Many years ago, when I was teaching at a small liberal arts college, and suggested introducing a course on literacy and diversity, I was immediately encouraged. Although this was a good thing, and my chair meant well, it was the term she used that bothered me. “I’m so glad you are doing this. Any efforts we can make to help our teachers manage diversity are more than welcome.” It’s the word manage that I took issue with then and continue to find disturbing today.

I see it in schools, as well as in universities, this effort to manage diversity, as if it were some unwieldy negative force that needed to be quelled and streamlined in order for us to make progress. While we have definitely moved forward from the old days when diversity was a thing to be either submerged or ignored, we still have a long way to go in moving from merely managing it to fully honoring the multiplicity of languages, cultures, religions, socioeconomic levels, abilities and identities that exist in our classrooms today.

So how can a teacher honor the diversity in his or her classroom with something more than the usual show and tell, or international food day? There are several immediate ways in which we can honor the richness our students bring and at the same time provide them with more material for honoring their own identity.

Acknowledging Students’ Funds of Knowledge

Too often, we tend to push our content, with no regard for the contents already within our students’ minds. I tend to repeat this often, but it’s an important point. Our children do not come into the classroom as blank slates. They have a wealth of knowledge, a unique perspective on the world, informed by both their circumstances and their experiences. While this perspective or knowledge may not always be positive, it is a rich soil in which to sow the seeds of further learning.

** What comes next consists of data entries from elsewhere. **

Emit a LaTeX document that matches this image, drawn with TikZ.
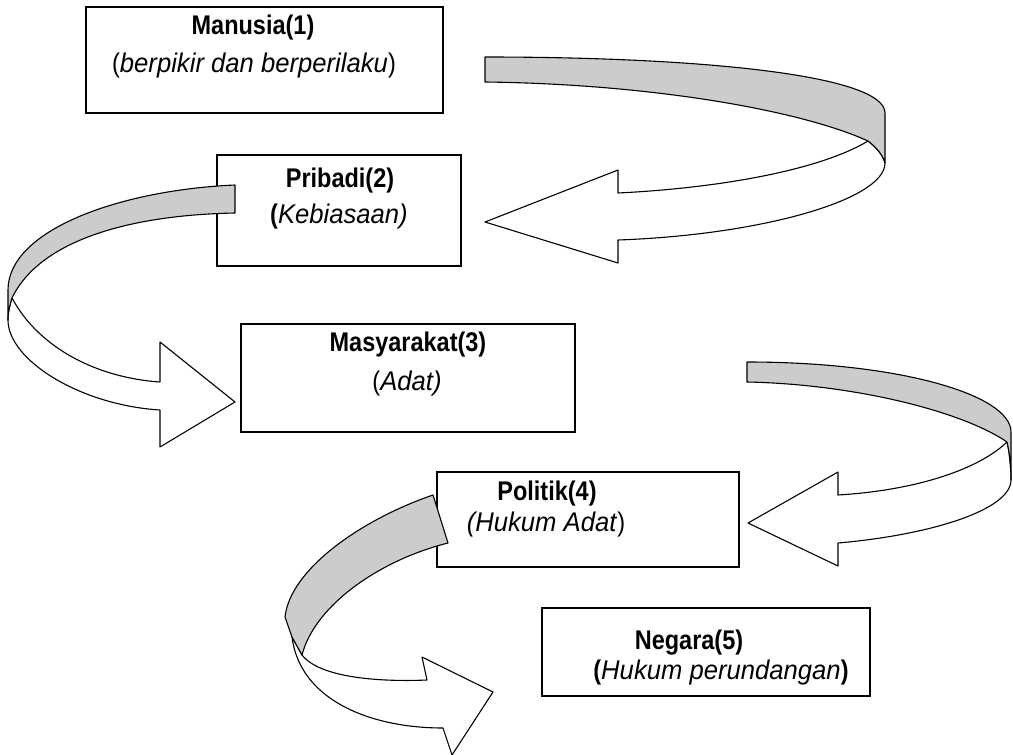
\documentclass[tikz,border=0pt]{standalone}
\usepackage{fontspec}
\setmainfont{Liberation Sans}[FakeStretch=0.87, ItalicFeatures={FakeStretch=0.95}]
\usepackage{tikz}
\usetikzlibrary{positioning}
\definecolor{cback}{HTML}{CCCCCC}
\tikzset{
  box/.style={draw, line width=1.6pt, outer sep=0pt, inner sep=0pt},
  txt/.style={anchor=base, inner sep=0pt, font=\fontsize{27}{30}\selectfont},
  front/.style={draw, fill=white, line width=1.1pt, line join=round},
  back/.style={front, fill=cback},
}
\begin{document}
\begin{tikzpicture}[x=1pt,y=-1pt]
\useasboundingbox (0,0) rectangle (1013,755);
% boxes
\node[box, minimum width=357, minimum height=106] (manusia) at (264.5,60) {};
\node[box, minimum width=244, minimum height=111] (pribadi) at (339,210.5) {};
\node[box, minimum width=334, minimum height=108] (masyarakat) at (408,378) {};
\node[box, minimum width=302, minimum height=95] (politik) at (588,519.5) {};
\node[box, minimum width=328, minimum height=88] (negara) at (706,652) {};
% curved arrows: front side white, back side grey
\draw[front] (868,141) .. controls (820,170) and (720,188) .. (618,193) -- (618,170) -- (485,222) -- (618,263) -- (618,240)
  .. controls (760,235) and (885,200) .. (885,163) .. controls (883,155) and (876,147) .. (868,141) -- cycle;
\draw[back] (485,57) .. controls (700,57) and (885,75) .. (885,113) -- (885,163)
  .. controls (883,155) and (876,147) .. (868,141) .. controls (800,110) and (650,84) .. (485,82) -- cycle;
\draw[front] (12,298) .. controls (40,350) and (100,378) .. (160,382) -- (160,342) -- (235,402) -- (160,447) -- (160,410)
  .. controls (80,405) and (8,360) .. (8,320) .. controls (8,312) and (10,304) .. (12,298) -- cycle;
\draw[back] (235,185) .. controls (120,190) and (8,230) .. (8,290) -- (8,320)
  .. controls (8,312) and (10,304) .. (12,298) .. controls (40,240) and (130,215) .. (235,213) -- cycle;
\draw[front] (1007,442) .. controls (980,468) and (920,490) .. (838,495) -- (838,472) -- (748,523) -- (838,566) -- (838,543)
  .. controls (930,535) and (1011,510) .. (1011,480) .. controls (1011,465) and (1009,450) .. (1007,442) -- cycle;
\draw[back] (747,362) .. controls (900,362) and (1011,395) .. (1011,432) -- (1011,480)
  .. controls (1011,465) and (1009,450) .. (1007,442) .. controls (960,410) and (850,384) .. (747,382) -- cycle;
\draw[front] (302,655) .. controls (320,678) and (380,682) .. (427,680) -- (422,657) -- (493,692) -- (452,755) -- (443,728)
  .. controls (370,728) and (300,700) .. (292,637) -- (302,655) -- cycle;
\draw[back] (433,495) .. controls (360,520) and (290,570) .. (285,617) -- (292,637) -- (302,655)
  .. controls (315,605) and (380,560) .. (448,543) -- cycle;
% labels
\node[txt] (manusiaA) at (253,34) {\textbf{Manusia(1)}};
\node[txt] (manusiaB) at (254,72) {(\textit{berpikir dan berperilaku})};
\node[txt] (pribadiA) at (340,187) {\textbf{Pribadi(2)}};
\node[txt] (pribadiB) at (339,223) {\textbf{(}\textit{Kebiasaan)}};
\node[txt] (masyarakatA) at (408,351) {\textbf{Masyarakat(3)}};
\node[txt] (masyarakatB) at (407,390) {(\textit{Adat)}};
\node[txt] (politikA) at (547,500) {\textbf{Politik(4)}};
\node[txt] (politikB) at (546,531) {\textit{(Hukum Adat})};
\node[txt] (negaraA) at (689,649) {\textbf{Negara(5)}};
\node[txt] (negaraB) at (721,679) {\textbf{(}\textit{Hukum perundangan}\textbf{)}};
\end{tikzpicture}
\end{document}
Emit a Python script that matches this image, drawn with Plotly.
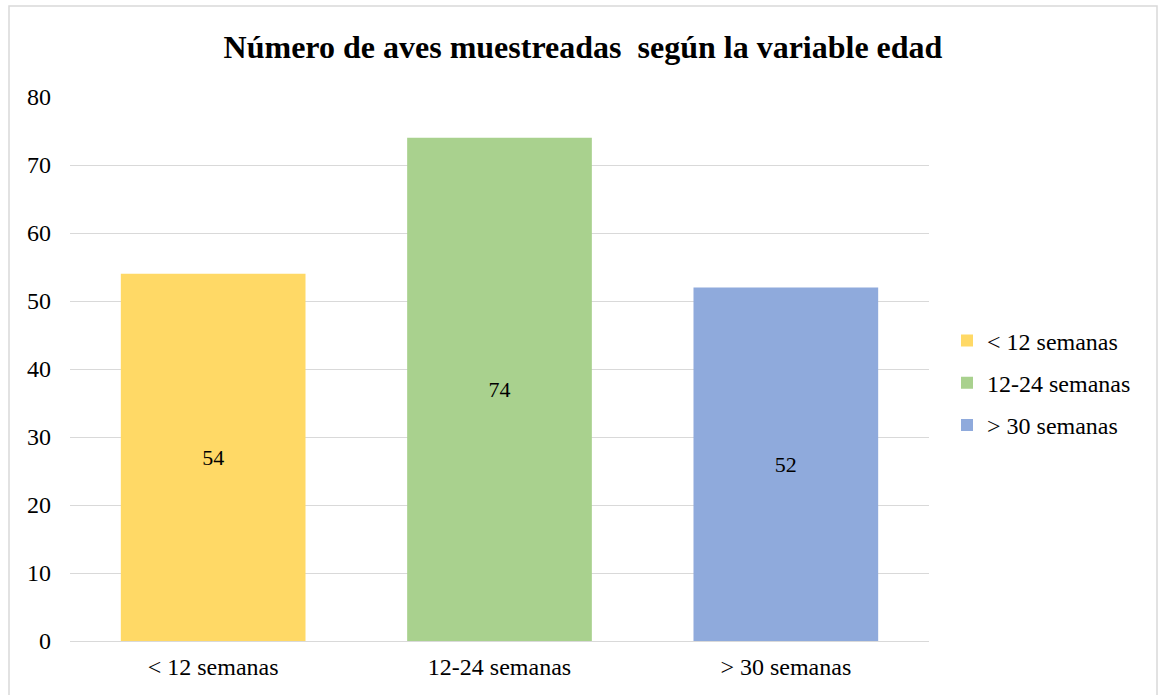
import plotly.graph_objects as go

categories = ['< 12 semanas', '12-24 semanas', '> 30 semanas']
counts = [54, 74, 52]
colors = ['#FFD966', '#A9D18E', '#8FAADC']

FONT = 'Liberation Serif, Times New Roman, serif'

fig = go.Figure()
for i, (cat, val, col) in enumerate(zip(categories, counts, colors)):
    fig.add_trace(go.Bar(
        x=[cat], y=[val], name=cat, legendgroup=f'g{i}',
        marker=dict(color=col, line=dict(width=0)),
        width=0.645, text=[str(val)], textposition='inside', insidetextanchor='middle',
        textfont=dict(family=FONT, size=22, color='#000000'),
    ))

W, H = 1159, 695
ml, mr, mt, mb = 70, 230, 97, 54
pw, ph = W - ml - mr, H - mt - mb

def px(x):
    return (x - ml) / pw

def py(y):
    return (H - mb - y) / ph

fig.update_layout(
    width=W, height=H, barmode='overlay',
    margin=dict(l=ml, r=mr, t=mt, b=mb, pad=0),
    plot_bgcolor='white', paper_bgcolor='white',
    font=dict(family=FONT, size=24, color='#000000'),
    title=dict(text='<b>Número de aves muestreadas \u00a0según la variable edad</b>',
               x=583 / W, xref='container', xanchor='center', y=1 - 47 / H, yanchor='middle',
               font=dict(family=FONT, size=32, color='#000000')),
    showlegend=True,
    legend=dict(x=px(947), xanchor='left', y=py(383), yanchor='middle',
                font=dict(family=FONT, size=24), tracegroupgap=8, itemsizing='constant',
                bgcolor='rgba(0,0,0,0)'),
    xaxis=dict(showgrid=False, showline=False, ticks='', tickfont=dict(size=24),
               ticklabelstandoff=9),
    yaxis=dict(range=[0, 80], dtick=10, showgrid=True, gridcolor='#D9D9D9', gridwidth=1,
               zeroline=True, zerolinecolor='#D9D9D9', zerolinewidth=1, showline=False,
               ticks='', tickfont=dict(size=24), ticklabelstandoff=18),
    shapes=[dict(type='rect', xref='paper', yref='paper',
                 x0=px(9), x1=px(1157), y0=py(710), y1=py(6),
                 line=dict(color='#D9D9D9', width=1.5), fillcolor='rgba(0,0,0,0)', layer='below')],
)

fig.write_html('out.html', config={'displayModeBar': False},
               post_script="document.body.style.margin='0px';")
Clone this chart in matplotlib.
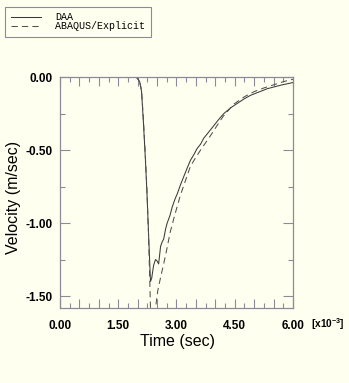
import matplotlib
matplotlib.use("Agg")
import matplotlib.pyplot as plt
from matplotlib.ticker import MultipleLocator, FuncFormatter

# Time in units of 1e-3 s, velocity in m/s
daa_t = [0, 1.5, 1.9, 1.98, 2.05, 2.1, 2.15, 2.2, 2.24, 2.28, 2.33, 2.36, 2.41,
         2.46, 2.5, 2.54, 2.59, 2.63, 2.67, 2.72, 2.76, 2.83, 2.89, 2.97, 3.02,
         3.1, 3.19, 3.28, 3.36, 3.45, 3.53, 3.62, 3.7, 3.79, 3.88, 4.0, 4.12,
         4.22, 4.4, 4.74, 4.91, 5.34, 5.7, 6.0]
daa_v = [0, 0, 0, -0.005, -0.03, -0.1, -0.32, -0.57, -0.80, -1.07, -1.40, -1.38,
         -1.29, -1.25, -1.26, -1.28, -1.16, -1.13, -1.11, -1.04, -1.00, -0.95,
         -0.89, -0.83, -0.80, -0.74, -0.68, -0.62, -0.57, -0.53, -0.49, -0.46,
         -0.42, -0.39, -0.36, -0.32, -0.28, -0.25, -0.21, -0.15, -0.125, -0.08,
         -0.055, -0.038]

abaqus_t = [0, 1.5, 1.9, 1.98, 2.05, 2.1, 2.15, 2.2, 2.24, 2.28, 2.33, 2.38,
            2.42, 2.46, 2.52, 2.6, 2.67, 2.75, 2.84, 2.95, 3.1, 3.23, 3.36, 3.5,
            3.62, 3.75, 3.88, 4.05, 4.2, 4.48, 4.75, 5.0, 5.25, 5.52, 5.75, 5.9,
            6.0]
abaqus_v = [0, 0, 0, -0.005, -0.03, -0.09, -0.30, -0.55, -0.78, -1.08, -1.58,
            -1.72, -1.72, -1.58, -1.46, -1.36, -1.28, -1.18, -1.06, -0.95, -0.81,
            -0.71, -0.61, -0.55, -0.50, -0.45, -0.40, -0.33, -0.27, -0.185,
            -0.135, -0.10, -0.075, -0.052, -0.032, -0.022, -0.015]

labels = ["DAA", "ABAQUS/Explicit"]

W, H = 349, 383
bg = "#fffff0"
frame = "#8a8a98"

fig = plt.figure(figsize=(W / 100, H / 100), dpi=100, facecolor=bg)
ax = fig.add_axes([60 / W, 1 - 308 / H, 233 / W, 231 / H], facecolor=bg)

l1, = ax.plot(daa_t, daa_v, color="#3a3a3a", lw=0.75, label=labels[0])
l2, = ax.plot(abaqus_t, abaqus_v, color="#505050", lw=0.75,
              dashes=(6, 4), label=labels[1])

ax.set_xlim(0, 6.0)
ax.set_ylim(-1.582, 0)

ax.xaxis.set_major_locator(MultipleLocator(0.5))
ax.xaxis.set_minor_locator(MultipleLocator(0.25))
ax.yaxis.set_major_locator(MultipleLocator(0.5))
ax.yaxis.set_minor_locator(MultipleLocator(0.25))


def xfmt(v, pos):
    r = round(v / 1.5, 6)
    if abs(r - round(r)) < 1e-6:
        return f"{v:.2f}"
    return ""


ax.xaxis.set_major_formatter(FuncFormatter(xfmt))
ax.yaxis.set_major_formatter(FuncFormatter(lambda v, p: f"{v:.2f}"))

for s in ax.spines.values():
    s.set_color(frame)
    s.set_linewidth(0.9)

ax.tick_params(which="both", direction="in", top=True, right=True,
               color=frame, width=0.8)
ax.tick_params(axis="x", which="major", length=6.5, pad=8.5)
ax.tick_params(axis="y", which="major", length=7.2, pad=5)
ax.tick_params(which="minor", length=3.6)

tick_font = dict(family="Liberation Sans", weight="bold", size=8.5)
for lab in ax.get_xticklabels() + ax.get_yticklabels():
    lab.set_fontproperties(matplotlib.font_manager.FontProperties(**tick_font))

ax.set_xlabel("Time (sec)", family="Liberation Sans", size=11.5)
ax.set_ylabel("Velocity (m/sec)", family="Liberation Sans", size=11.5)
ax.xaxis.set_label_coords((177 - 60) / 233, (308 - 334) / 231)
ax.yaxis.set_label_coords((21 - 60) / 233, (308 - 197) / 231)

plt.rcParams["mathtext.fontset"] = "custom"
plt.rcParams["mathtext.rm"] = "Liberation Sans:bold"
plt.rcParams["mathtext.it"] = "Liberation Sans:bold"
fig.text(311 / W, 1 - 324 / H, r"[x10$^{\mathrm{-3}}$]", ha="left", va="center",
         family="Liberation Sans", weight="bold", size=7.3)

leg = fig.legend(handles=[l1, l2], labels=labels, loc="upper left",
                 bbox_to_anchor=(5 / W, 1 - 7 / H),
                 prop=dict(family="Liberation Mono", size=7.2),
                 frameon=True, fancybox=False, edgecolor=frame,
                 facecolor=bg, framealpha=1, handlelength=3.0,
                 handletextpad=1.45, borderpad=0.55, labelspacing=-0.15,
                 borderaxespad=0)
leg.get_frame().set_linewidth(0.8)

fig.savefig("out.png", dpi=100, facecolor=bg)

When we ignore what our students bring to the table, good or bad or mixed, we are dumping more manure on a well-tilled field that is open for sowing, rather than using that opportunity to plant new ideas that can flourish.

Choosing Materials that Reflect our Students’ Lives

In our eagerness to present curriculum, we forget to take into account the
individuals we have in our classroom. An effective teacher plans carefully for the specific population they are dealing with and chooses materials accordingly. True, they may be limited in their choice of textbook, but bringing in articles on female scientists, or African American inventors, or Hmong athletes, or Latino political leaders is easy to do. If some students are interested in sports, or others obsessed with music, art or fashion, a little planning will yield plenty of materials that tie content to those specific arenas. When we tie our content to what students care about and at the same time bring in cultural references, we increase engagement and provide role models for our students, enabling them to see themselves as capable of success in their chosen field.

Honestly Discussing Stereotypes, Racism and Violence

We tend to think that such topics are taboo in the classroom. Yet, these very
topics are relevant, urgent and necessary for the well being of our students. Those who

feel that we need to stick to our content and leave such topics to counselors, are missing an incredible opportunity to reach and to teach their students. After all, what happens outside the classroom doors immediately impacts what happens inside. For real learning to occur, students need to feel safe and respected. How can they, when their teacher does not even acknowledge issues that affect their lives on a daily basis?
The classroom is often the only place where students, led by a skilled and
sensitive teacher, can discuss such topics in a balanced and safe manner. Such discussions allow them to see multiple perspectives on the same issue and to realize that others may be going through similar experiences.
I am sure there are amazing teachers out there who continue to find other ways to include, encourage and honor students from every background within their classrooms.
Unless we take the time to be mindful of who our students are, we may manage them, but we can never fully honor them.